The most-rare wildlife I have had an occasion to photograph in our backyard is actually a frog. Alaska is not a hospitable climate to reptiles and amphibians, as you can imagine. So we only have one toad, two frog species, two salamander species, and one newt species in the state - and no other amphibians and no reptiles (excluding some sea turtles). Here, while out mowing the lawn in our previous home by Jewel Lake, I (fortunately) noticed this frog hopping around along the edge of a little patch of birch forest we had in the yard. Having grown up in the Black Hills of South Dakota, as well as some time on Guam, I miss reptiles and amphibians as part of my life in Alaska. It was a real treat to find this guy and have a chance to photograph him.
But, there are times when I have had success in photographing wildlife in our backyard simply from sitting and waiting with my camera, or anticipating the wildlife.
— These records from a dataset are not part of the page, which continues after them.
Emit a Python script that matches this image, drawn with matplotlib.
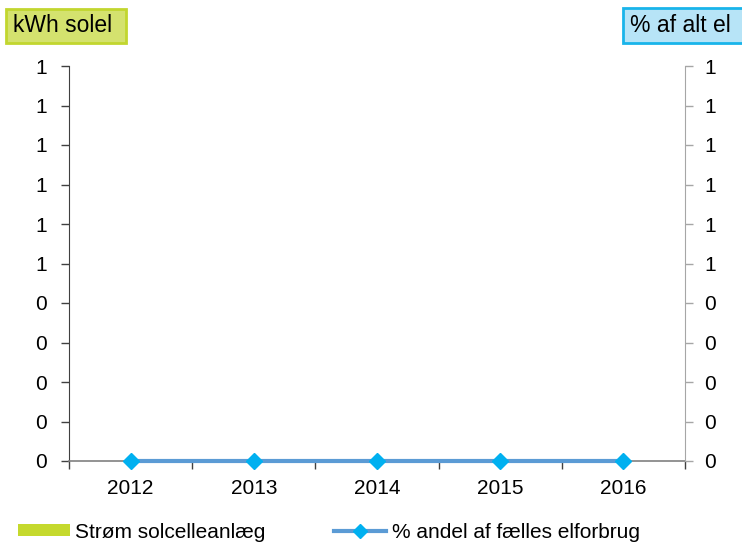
import math
import matplotlib
matplotlib.use("Agg")
import matplotlib.pyplot as plt
from matplotlib.patches import Patch, Rectangle
from matplotlib.lines import Line2D
from matplotlib.ticker import FixedLocator, FuncFormatter

plt.rcParams['font.family'] = ['Liberation Sans', 'DejaVu Sans']

years = ['2012', '2013', '2014', '2015', '2016']
kwh_solel = [0, 0, 0, 0, 0]
pct_af_el = [0, 0, 0, 0, 0]
y_ticks = [0, 0.1, 0.2, 0.3, 0.4, 0.5, 0.6, 0.7, 0.8, 0.9, 1.0]

bar_color = '#c5d92d'
line_color = '#5b9bd5'
marker_color = '#00b0f0'
FS = 15

W, H = 742, 546
fig = plt.figure(figsize=(W/100, H/100), dpi=100)
ax = fig.add_axes([69/W, 1-461/H, (685-69)/W, (461-66)/H])
ax2 = ax.twinx()

x = list(range(len(years)))
ax.bar(x, kwh_solel, width=0.5, color=bar_color, zorder=2)
ax2.plot(x, pct_af_el, color=line_color, lw=3, marker='D', markersize=8.5,
         markerfacecolor=marker_color, markeredgecolor=marker_color, zorder=3,
         clip_on=False)

def fmt(v, pos=None):
    return str(int(math.floor(v + 0.5 + 1e-9)))

for a in (ax, ax2):
    a.set_ylim(0, 1)
    a.yaxis.set_major_locator(FixedLocator(y_ticks))
    a.yaxis.set_major_formatter(FuncFormatter(fmt))
    a.set_xlim(-0.5, len(years) - 0.5)
    for s in a.spines.values():
        s.set_visible(False)

ax.spines['left'].set_visible(True)
ax.spines['left'].set_color('#404040')
ax.spines['bottom'].set_visible(True)
ax.spines['bottom'].set_color('#808080')
ax.spines['bottom'].set_linewidth(1.2)
ax2.spines['right'].set_visible(True)
ax2.spines['right'].set_color('#a6a6a6')

ax.tick_params(axis='y', direction='out', length=6, width=1, color='#404040',
               labelsize=FS, pad=10)
ax2.tick_params(axis='y', direction='out', length=6, width=1, color='#a6a6a6',
                labelsize=FS, pad=8)

ax.set_xticks(x)
ax.set_xticklabels(years)
ax.set_xticks([i - 0.5 for i in range(len(years) + 1)], minor=True)
ax.tick_params(axis='x', which='major', length=0, labelsize=FS, pad=13)
ax.tick_params(axis='x', which='minor', length=6, width=1, color='#404040',
               direction='out')

# axis title boxes
def box(x0, y0, x1, y1, fc, ec):
    r = Rectangle((x0/W, 1-y1/H), (x1-x0)/W, (y1-y0)/H, transform=fig.transFigure,
                  facecolor=fc, edgecolor=ec, linewidth=2)
    fig.patches.append(r)

box(6, 9, 126, 43, '#d4e26e', '#c2d62f')
box(623, 8, 745, 43, '#b7e4f7', '#19b4ea')
fig.text(13/W, 1-26/H, 'kWh solel', fontsize=16.5, ha='left', va='center')
fig.text(630/W, 1-26/H, '% af alt el', fontsize=16.5, ha='left', va='center')

handles = [Patch(facecolor=bar_color, edgecolor='none'),
           Line2D([], [], color=line_color, lw=3, marker='D', markersize=7,
                  markerfacecolor=marker_color, markeredgecolor=marker_color)]
labels = ['Strøm solcelleanlæg', '% andel af fælles elforbrug']
fig.legend(handles, labels, loc='center left', bbox_to_anchor=(18/W, 1-532/H),
           ncol=2, frameon=False, fontsize=FS, handlelength=2.5,
           handleheight=0.53, handletextpad=0.25, columnspacing=3.3,
           borderpad=0, borderaxespad=0)

fig.savefig('out.png', dpi=100)
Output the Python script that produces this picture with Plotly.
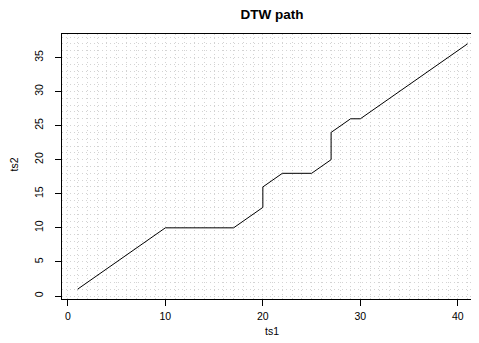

We have six video cameras stationed around our property, set up to start recording once anything moves in front of them. This is how we came to know that we were getting regular visits from a family of Canadian lynx - an adult and four juveniles - and that they always took the same trail through our backyard when passing through the property. During a particular week in January, the seemed to be passing through at about the same time of day. So, for several days in a week, I sat out there and waited. Of course, they never came during that period. But, sitting there and waiting allowed me to see a lot of other activity. One unexpected result was seeing a large flock of about a hundred or so redpolls moving around and nibbling on the alder cones.
Another nice surprise from that period of waiting for the lynx was seeing a large adult Northern goshawk fly in and perch on a branch in an old birch tree. He sat there for quite a while, watching and waiting for a snowshore hare or a red-backed vole. I captured a few images of him sitting and waiting, but my favorite was when he took flight to go hunt at another location. The angle allowed me to see the patterns on the underside of his wings.
Eventually, my moment finally came for the Canadian lynx. I was snowblowing our hundred-foot driveway, up at the top of the driveway, and turning around to return back down the driveway toward the house. I looked up the hill and saw a lynx crossing the road and trotting along, looking down the hill at our property and clearly hunting for snowshoe hare. Knowing that the lynx always travel in a group, and knowing where they go when they traverse our property, I ran down the hill, into the house, grabbed my camera and lens, and headed to the backyard. The camping chair was still sitting in the spot I had waited before when sitting and waiting for the lynx to pass through. Within four minutes, the first lynx crossed through the alder and in the open spot that is a trail in our backyard. Over the next fifteen minutes, the other four members of the family came through, one-by-one, and I was able to capture each one. It was the wildlife photography highlight of my winter!